Love Island contestant Abigail Louise Rawlings tattooing a woman

Abigail Louise Rawlings appeared on "Love Island" in 2021 but now works as a tattooist.

Abigail Louise Rawlings, who appeared on Love Island in 2021 and currently works as a tattoo artist, says she had to take a step back from social media after she found she was comparing herself to others too heavily. “[After the show] I felt like I’d been given this platform as an influencer, I didn’t really know how to do it,” she recalls. “So I started following other influencers, to see what they were doing… And I kind of lost myself for a bit, because I felt like I needed to act a certain way. It was quite soul-destroying, to be honest… I was trying to be someone I wasn’t.”

She struggled with the pressure of needing to post consistently and daily battles with the Instagram algorithm. “It knocked my confidence,” she recalls. After finding it increasingly hard to maintain a facade online, she decided to post less, stop “mimicking” other influencers and focus on her long-time passion: tattooing. “If [brands] don’t want to work with me, I’m just going to tattoo,” she says. “It’s so important to have another stream of income.”

Rawlings suspects that Love Island fatigue is making it harder for contestants to reach the same dizzying heights of fame compared to previous series. “Because there's just been so many [series], I think people aren't as bothered by it anymore,” she says. 


Sarah Goodhart, who appeared on Geordie Shore in 2017 and runs a beauty salon, agrees that people are growing bored of reality TV, noting that it’s fuelled an influencer backlash. “There's only so much you can shove down people's throats before for it becomes just like glorified ads all the time,” she says. “People are a bit more wise to that now.”

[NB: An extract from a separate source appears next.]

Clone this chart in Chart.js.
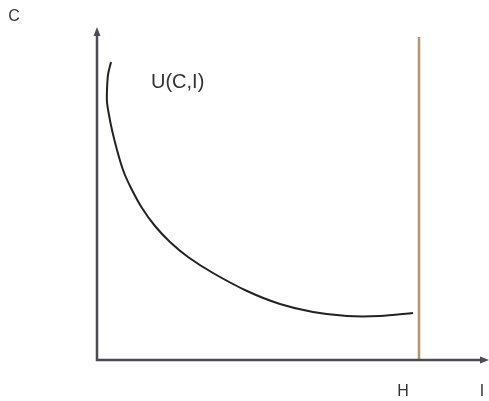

Financial privilege also determines who gets to be a successful influencer after appearing on reality TV, Goodhart says. “When I came out of Geordie Shore, I’m a working class person, so I needed to return to work,” she explains, “whereas if I was able to take more time off, I probably could have tried to become an influencer – but you have to wait a few months for the money [from the show] to come in.”

So is this the end of the reality TV star to influencer pipeline? Cromie doesn’t think so, but she adds that it needs to be “resuscitated”. “If brand deals are the end goal, cast members behave akin to PR-trained robots,” she says, pointing out that this is at odds with the unfiltered, chaotic personalities that TV bosses want. “I do believe TV shows will push back, and find new ways of ensuring casting attracts real people wanting an experience, rather than the fame that may come afterwards.” 

This could mean producers purposefully choosing contestants with everyday jobs, as opposed to scouting people who already work as influencers and are looking to boost their follower count. When it comes to people wanting to maintain their audiences after appearing on reality TV, Somers stresses that “all contestants will need to put more effort into making quality content on social media”, particularly on platforms like TikTok, which pushes content with higher engagement and not necessarily videos from those you follow. 

Many may look to adapt, but it’s also likely that former reality TV stars will begin to seek professional and personal fulfilment outside of social media – especially  as influencing becomes a tougher pursuit. “Will it make you happy being that person who is constantly having to keep up with trends, constantly having to prove yourself and why you should stay relevant?” Thorne asks. “That’s a hard life to chase for a long time.”